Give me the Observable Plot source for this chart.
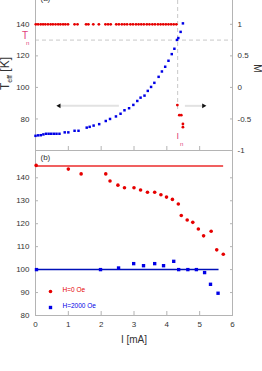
<!DOCTYPE html>
<html><head><meta charset="utf-8">
<script src="https://cdn.jsdelivr.net/npm/d3@7"></script>
<script src="https://cdn.jsdelivr.net/npm/@observablehq/plot@0.6"></script>
<style>
body{margin:0;background:#fff;}
#wrap{position:relative;width:262px;height:371px;background:#fff;font-family:"Liberation Sans",Arial,sans-serif;overflow:hidden}
#topPanel,#botPanel,#ov{position:absolute;left:0}
#topPanel{top:0}
#botPanel{top:150px}
#ov{top:0;pointer-events:none}
</style></head>
<body>
<div id="wrap"><div id="topPanel"></div><div id="botPanel"></div>
<svg id="ov" width="262" height="371" font-family="Liberation Sans, Arial, sans-serif">
  <text transform="translate(9,73.5) rotate(-90)" text-anchor="middle" font-size="12" fill="#333">T<tspan font-size="7" dy="2.5">eff</tspan><tspan dy="-2.5"> [K]</tspan></text>
  <text transform="translate(257,68.5) rotate(90)" text-anchor="middle" dominant-baseline="middle" font-size="10" fill="#333">M</text>
</svg>
</div>
<script>
// ---- Top panel data ----
const I_M = [0.01,0.08,0.16,0.23,0.30,0.38,0.46,0.53,0.61,0.69,0.76,0.84,0.91,0.99,1.19,1.28,1.54,1.61,1.76,1.93,2.13,2.21,2.29,2.46,2.54,2.63,2.71,2.79,2.89,2.97,3.06,3.14,3.22,3.30,3.39,3.47,3.56,3.64,3.73,3.81,3.89,3.97,4.05,4.13,4.21,4.29,4.32,4.38,4.44,4.49,4.49];
const M_vals = [1,1,1,1,1,1,1,1,1,1,1,1,1,1,1,1,1,1,1,1,1,1,1,1,1,1,1,1,1,1,1,1,1,1,1,1,1,1,1,1,1,1,1,1,1,1,-0.28,-0.44,-0.44,-0.58,-0.63];
const I_Teff = [0,0.08,0.16,0.24,0.32,0.40,0.48,0.56,0.64,0.73,0.89,1.00,1.19,1.31,1.56,1.65,1.77,1.94,2.14,2.27,2.45,2.59,2.71,2.85,2.98,3.10,3.20,3.32,3.42,3.52,3.62,3.75,3.85,3.95,4.05,4.15,4.23,4.31,4.35,4.42,4.49];
const Teff = [69.3,69.6,69.7,70.2,70.6,70.6,70.6,70.6,70.6,70.6,71.5,71.5,72.5,72.5,74.5,75.0,75.8,76.7,78.7,80.0,81.6,83.3,85.5,86.8,88.9,91.4,93.5,94.8,97.8,100.3,102.9,106.7,110.1,113.1,116.9,121.1,124.5,130.1,131.3,135.2,140.6];
const Tn = 130;      // K
const In = 4.33;     // mA
const arrowStart = [2.54, 4.55];
const arrowEnd = [0.72, 5.12];
const arrowT = [88.3, 88.3];
const topLeftTicks = [80,100,120,140];
const rightTickM = [1,0.5,0,-0.5,-1];
const topXTicks = [1,2,3,4,5];

// ---- Bottom panel data ----
const I_H0 = [0.02,1.00,1.39,2.14,2.27,2.51,2.71,3.00,3.20,3.41,3.63,3.82,3.99,4.17,4.35,4.44,4.62,4.79,4.96,5.12,5.35,5.52,5.72];
const T_H0 = [145.4,143.8,141.7,141.7,138.6,136.8,135.7,135.7,134.7,133.7,133.7,132.6,131.6,130.6,128.6,123.6,121.6,120.6,117.7,114.7,116.7,108.6,106.7];
const I_H2000 = [0.03,1.98,2.53,2.99,3.29,3.63,3.90,4.21,4.36,4.64,4.90,5.15,5.33,5.56];
const T_H2000 = [100,100,100.7,102.6,101.7,102.6,101.7,103.6,100,100,100,98.7,93.6,89.7];
const fitH0 = {T: 145.2, Iend: 5.73};
const fitH2000 = {T: 100, Iend: 5.59};
const botYTicks = [80,90,100,110,120,130,140];
const botXTicks = [0,1,2,3,4,5,6];
const legendLabels = ["H=0 Oe","H=2000 Oe"];

const RED = "#e60000", BLUE = "#0000e6", PINK = "#e0407a", AX = "#b4b4b4";
const FONT = "Liberation Sans, Arial, sans-serif";
const mToT = m => 100 + 40*m;

const mData = I_M.map((x,i)=>({x, T: mToT(M_vals[i])}));
const tData = I_Teff.map((x,i)=>({x, T: Teff[i]}));
const arrows = arrowStart.map((x1,i)=>({x1, x2: arrowEnd[i], y: arrowT[i]}));

const topChart = Plot.plot({
  width: 262, height: 150,
  marginLeft: 35, marginRight: 30, marginTop: 0, marginBottom: 0,
  x: {domain: [0,6]},
  y: {domain: [60,155.1]},
  style: {background: "transparent", overflow: "visible", fontFamily: FONT, fontSize: "8px", color: "#333"},
  marks: [
    Plot.ruleY([Tn], {stroke: "#c8c8c8", strokeDasharray: "4,3"}),
    Plot.ruleX([In], {y1: 86, y2: 155.1, stroke: "#c8c8c8", strokeDasharray: "4,3"}),
    Plot.ruleX([0,6], {stroke: AX}),
    Plot.ruleY([60], {stroke: AX}),
    Plot.axisY(topLeftTicks, {anchor: "left", tickSize: -3, tickPadding: 9, stroke: AX, label: null}),
    Plot.axisY(rightTickM.map(mToT), {anchor: "right", tickSize: -3, tickPadding: 8, stroke: AX, label: null, tickFormat: d => String((d-100)/40)}),
    Plot.axisX(topXTicks, {anchor: "bottom", tickSize: -4, stroke: AX, label: null, tickFormat: () => ""}),
    Plot.link(arrows, {x1: "x1", x2: "x2", y1: "y", y2: "y", stroke: "#e2e2e2", strokeWidth: 2}),
    Plot.dot(arrows, {x: "x2", y: "y", symbol: "triangle2", rotate: d => d.x2 < d.x1 ? -90 : 90, r: 2.3, fill: "#111", stroke: "none"}),
    Plot.dot(mData, {x: "x", y: "T", r: 1.4, fill: RED, stroke: "none"}),
    Plot.dot(tData, {x: "x", y: "T", symbol: "square", r: 1.4, fill: BLUE, stroke: "none"}),
    Plot.text(["T"], {y: Tn, frameAnchor: "left", dx: -13.5, dy: -4.5, fill: PINK, fontSize: 10}),
    Plot.text(["n"], {y: Tn, frameAnchor: "left", dx: -9.5, dy: 3, fill: PINK, fontSize: 6}),
    Plot.text(["I"], {x: In, frameAnchor: "bottom", dy: -11.5, fill: PINK, fontSize: 9}),
    Plot.text(["n"], {x: In, frameAnchor: "bottom", dx: 4, dy: -5, fill: PINK, fontSize: 6}),
    Plot.text(["(a)"], {frameAnchor: "top-left", dx: 5, dy: 0.5, textAnchor: "start", lineAnchor: "bottom", fontSize: 8})
  ]
});
document.getElementById("topPanel").appendChild(topChart);

const h0 = I_H0.map((x,i)=>({x, T: T_H0[i]}));
const h2 = I_H2000.map((x,i)=>({x, T: T_H2000[i]}));

const botChart = Plot.plot({
  width: 262, height: 200,
  marginLeft: 35, marginRight: 30, marginTop: 0, marginBottom: 35,
  x: {domain: [0,6]},
  y: {domain: [80,151.9]},
  style: {background: "transparent", overflow: "visible", fontFamily: FONT, fontSize: "8px", color: "#333"},
  marks: [
    Plot.frame({stroke: AX}),
    Plot.axisY(botYTicks, {anchor: "left", tickSize: -3, tickPadding: 9, stroke: AX, label: null}),
    Plot.axisY(botYTicks, {anchor: "right", tickSize: -3, stroke: AX, label: null, tickFormat: () => ""}),
    Plot.axisX(botXTicks, {anchor: "bottom", tickSize: -4, tickPadding: 10, stroke: AX, label: null}),
    Plot.ruleY([fitH0], {y: "T", x1: 0, x2: "Iend", stroke: "#f06060", strokeWidth: 2}),
    Plot.ruleY([fitH2000], {y: "T", x1: 0, x2: "Iend", stroke: "#0010b8", strokeWidth: 1.5}),
    Plot.dot(h0, {x: "x", y: "T", r: 1.8, fill: RED, stroke: "none"}),
    Plot.dot(h2, {x: "x", y: "T", symbol: "square", r: 1.9, fill: BLUE, stroke: "none"}),
    Plot.dot([legendLabels[0]], {frameAnchor: "bottom-left", dx: 15, dy: -24, r: 1.8, fill: RED, stroke: "none"}),
    Plot.dot([legendLabels[1]], {frameAnchor: "bottom-left", dx: 15, dy: -8, symbol: "square", r: 1.9, fill: BLUE, stroke: "none"}),
    Plot.text([legendLabels[0]], {frameAnchor: "bottom-left", dx: 27, dy: -24, textAnchor: "start", fill: RED, fontSize: 6.5}),
    Plot.text([legendLabels[1]], {frameAnchor: "bottom-left", dx: 27, dy: -8, textAnchor: "start", fill: BLUE, fontSize: 6.5}),
    Plot.text(["(b)"], {frameAnchor: "top-left", dx: 5, dy: 3.5, textAnchor: "start", lineAnchor: "top", fontSize: 8}),
    Plot.text(["I [mA]"], {frameAnchor: "bottom", dy: 27.6, lineAnchor: "bottom", fontSize: 10})
  ]
});
document.getElementById("botPanel").appendChild(botChart);
</script>
</body></html>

#### Work to do:
Exactly as written, please give again the lines from the beginning of the listing through the line containing "const topXTicks = [1,2,3,4,5];", inclusive, without any pictures.

#### Final result:
Give me the Observable Plot source for this chart.
<!DOCTYPE html>
<html><head><meta charset="utf-8">
<script src="https://cdn.jsdelivr.net/npm/d3@7"></script>
<script src="https://cdn.jsdelivr.net/npm/@observablehq/plot@0.6"></script>
<style>
body{margin:0;background:#fff;}
#wrap{position:relative;width:262px;height:371px;background:#fff;font-family:"Liberation Sans",Arial,sans-serif;overflow:hidden}
#topPanel,#botPanel,#ov{position:absolute;left:0}
#topPanel{top:0}
#botPanel{top:150px}
#ov{top:0;pointer-events:none}
</style></head>
<body>
<div id="wrap"><div id="topPanel"></div><div id="botPanel"></div>
<svg id="ov" width="262" height="371" font-family="Liberation Sans, Arial, sans-serif">
  <text transform="translate(9,73.5) rotate(-90)" text-anchor="middle" font-size="12" fill="#333">T<tspan font-size="7" dy="2.5">eff</tspan><tspan dy="-2.5"> [K]</tspan></text>
  <text transform="translate(257,68.5) rotate(90)" text-anchor="middle" dominant-baseline="middle" font-size="10" fill="#333">M</text>
</svg>
</div>
<script>
// ---- Top panel data ----
const I_M = [0.01,0.08,0.16,0.23,0.30,0.38,0.46,0.53,0.61,0.69,0.76,0.84,0.91,0.99,1.19,1.28,1.54,1.61,1.76,1.93,2.13,2.21,2.29,2.46,2.54,2.63,2.71,2.79,2.89,2.97,3.06,3.14,3.22,3.30,3.39,3.47,3.56,3.64,3.73,3.81,3.89,3.97,4.05,4.13,4.21,4.29,4.32,4.38,4.44,4.49,4.49];
const M_vals = [1,1,1,1,1,1,1,1,1,1,1,1,1,1,1,1,1,1,1,1,1,1,1,1,1,1,1,1,1,1,1,1,1,1,1,1,1,1,1,1,1,1,1,1,1,1,-0.28,-0.44,-0.44,-0.58,-0.63];
const I_Teff = [0,0.08,0.16,0.24,0.32,0.40,0.48,0.56,0.64,0.73,0.89,1.00,1.19,1.31,1.56,1.65,1.77,1.94,2.14,2.27,2.45,2.59,2.71,2.85,2.98,3.10,3.20,3.32,3.42,3.52,3.62,3.75,3.85,3.95,4.05,4.15,4.23,4.31,4.35,4.42,4.49];
const Teff = [69.3,69.6,69.7,70.2,70.6,70.6,70.6,70.6,70.6,70.6,71.5,71.5,72.5,72.5,74.5,75.0,75.8,76.7,78.7,80.0,81.6,83.3,85.5,86.8,88.9,91.4,93.5,94.8,97.8,100.3,102.9,106.7,110.1,113.1,116.9,121.1,124.5,130.1,131.3,135.2,140.6];
const Tn = 130;      // K
const In = 4.33;     // mA
const arrowStart = [2.54, 4.55];
const arrowEnd = [0.72, 5.12];
const arrowT = [88.3, 88.3];
const topLeftTicks = [80,100,120,140];
const rightTickM = [1,0.5,0,-0.5,-1];
const topXTicks = [1,2,3,4,5];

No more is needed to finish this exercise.